A large study recently began in Liberia, West Africa to examine how genes affect a person’s response to the Ebola virus. The study is enrolling approximately 8,000 adults and children and includes people who got sick with Ebola and survived, people who were close contacts of Ebola patients but never became infected, and people who have no known Ebola exposure. Stored blood samples from up to 500 people who died from Ebola will also be included in the study.
After completing a rigorous informed consent process, participants will provide their medical history and a blood sample. The blood samples will be sent to labs in Liberia and in the U.S., where investigators will use specialized equipment to read each participant’s DNA. They will be examining whether certain genes are associated with a higher risk of contracting Ebola virus disease (EVD) or of dying from Ebola infection. They also hope to determine if genes influence the problems some EVD survivors continue to have after recovery, such as uveitis (eye inflammation), or traces of virus lingering in bodily fluids, including semen.
A team of scientists from NIAID, the Broad Institute of MIT and Harvard in Boston, and a U.S.-Liberia clinical research collaboration known as the Partnership for Research on Ebola Virus in Liberia (PREVAIL), are conducting the research. NIAID and the Ministry of Health in Liberia are co-sponsors of PREVAIL and the study. Co-principal investigators include Lisa Hensley, Ph.D., deputy director of NIAID’s Integrated Research Facility in Frederick, Maryland; Mosoka Fallah, Ph.D., M.P.H., deputy director general of the National Public Health Institute of Liberia; and Pardis Sabeti, M.D., D.Phil., leader of the infectious disease program at the Broad Institute.
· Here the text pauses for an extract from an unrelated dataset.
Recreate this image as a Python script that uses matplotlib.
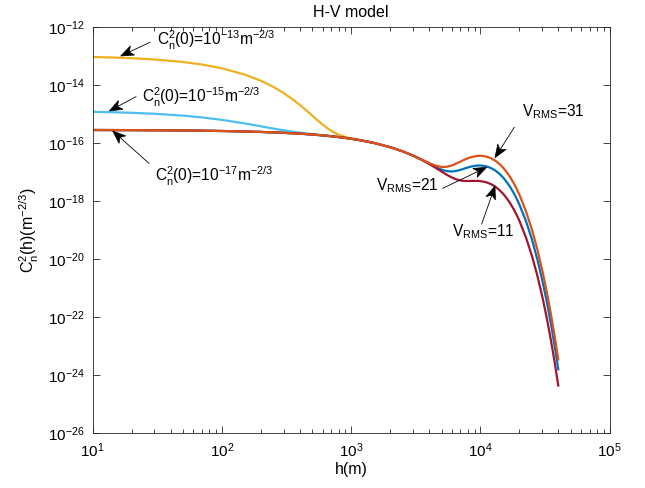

Participants will include Ebola survivors and their household contacts already enrolled in a PREVAIL-led Ebola natural history study. Some of these household contacts had antibody evidence of Ebola virus exposure despite having no obvious signs of disease. Why some infections are asymptomatic while others are fatal, or why some people rapidly clear the infection while others remain in treatment for weeks or have lingering traces of virus months or years after infection, remains unclear. Investigators predict that by studying people’s DNA, they might uncover genetic differences that influence these outcomes.